By Neel Juriasingani, CEO & Co-founder, DataCultr
Be it cars, homes, offices, or public spaces, connected devices have made way into every part of our lives. Even though we are still coming across the early applications, none of the experts disagrees with the massive transformational potential of internet of things (IoT). According to IDC, the global IoT investment is expected to top $1 trillion by 2020, not far from now. Another report by DBS Asian Insights predicts that IoT devices and services will reach an inflection point of 18 to 20 percent adoption in 2019.
As the world looks at around a 9.6 billion headcount by 2050, there is a need to overhaul the agriculture industry to ensure the survival of this population. IoT offers solution to several problems that the agriculture industry faces today. Here is a glimpse of how IoT can change the face of agriculture in the coming days:
Agriculture faces severe uncertainties in terms of weather conditions, soil fertility, irrigation facilities etc. Precision farming helps in making farming procedure more accurate and controlled. With the help of sensors, autonomous vehicles, automated hardware, control systems, and robotics, connected devices can be used for soil moisture probes, variable rate irrigation (VRI) optimization, and virtual optimizer PRO etc. Each of these is critical for bringing higher predictability in agriculture. For example, VRI optimization water and fertilizer usage on irrigated crop fields with soil variability, thereby improving yields.
Agricultural drones find major applications in large, organized farms. Generally, there are two types of drones used in agriculture. These are: ground-based and aerial-based drones. Depending on the farm conditions, these drones are used for integrated geographic information system (GIS) mapping, crop health assessment, irrigation, planting, and soil analysis. The farmers can punch in the location of their farms, select an altitude or ground resolution and start the automated survey. This derives insights regarding plant counting, yield prediction, plant height measurement, canopy cover, fertilizer content, and drainage, and many other factors. These drones can be simply controlled through a laptop or a smartphone. The speed, accuracy, and ease of usegives agriculture drones an edge over primitive farming practices. The real time data collected with drones allows the farmers to take corrective or proactive measures to ensure optimal yield and risk management.
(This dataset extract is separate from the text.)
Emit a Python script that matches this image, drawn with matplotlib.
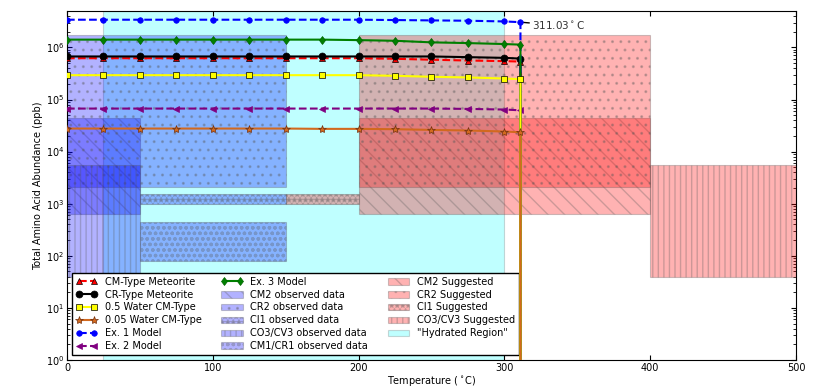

IoT enabled sensors allow farmers to keep a track on the location, well-being, and health of their livestock. This data allows them to identify sick cattle, separate from the herd, and provide them with due care. Having the geo-location of each animal on fingertips brings down the labour cost to a great extent. A use case of IoT powered livestock monitoring is to monitor pregnant cows. A sensor equipped battery expels when the water breaks. This informs the farmer that the cow is about to deliver calf. Hence, the required arrangements can be made.
Greenhouse farming is about controlling the environmental parameters, either manually or through an automated proportional control mechanism to derive higher yield. However, manual intervention is often expensive, time consuming, inaccurate, and leads to energy loss. An IoT embedded smart Greenhouse not only controls these factors but provides real time monitoring. Hence, greenhouse farming can be done without much human intervention.
We may have to implement various sensors to monitor different parameters, as per the crop requirements. A case in example is to use solar powered IoT sensors. These sensors can keep a check on the availability of sunlight, humidity, air pressure,water consumption etc. and send SMS alerts to the farmers whenever a manual intervention is required.
The possibilities are not limited to the above implementations. There are plenty of other situations in a diverse land like India, which is agri-economy. The need of the hour is to create an ecosystem where there is more awareness and adoption about IoT based solutions for smart agriculture. This will not only make India self-sufficient in terms of its agricultural requirements but can also pave way for global best practices.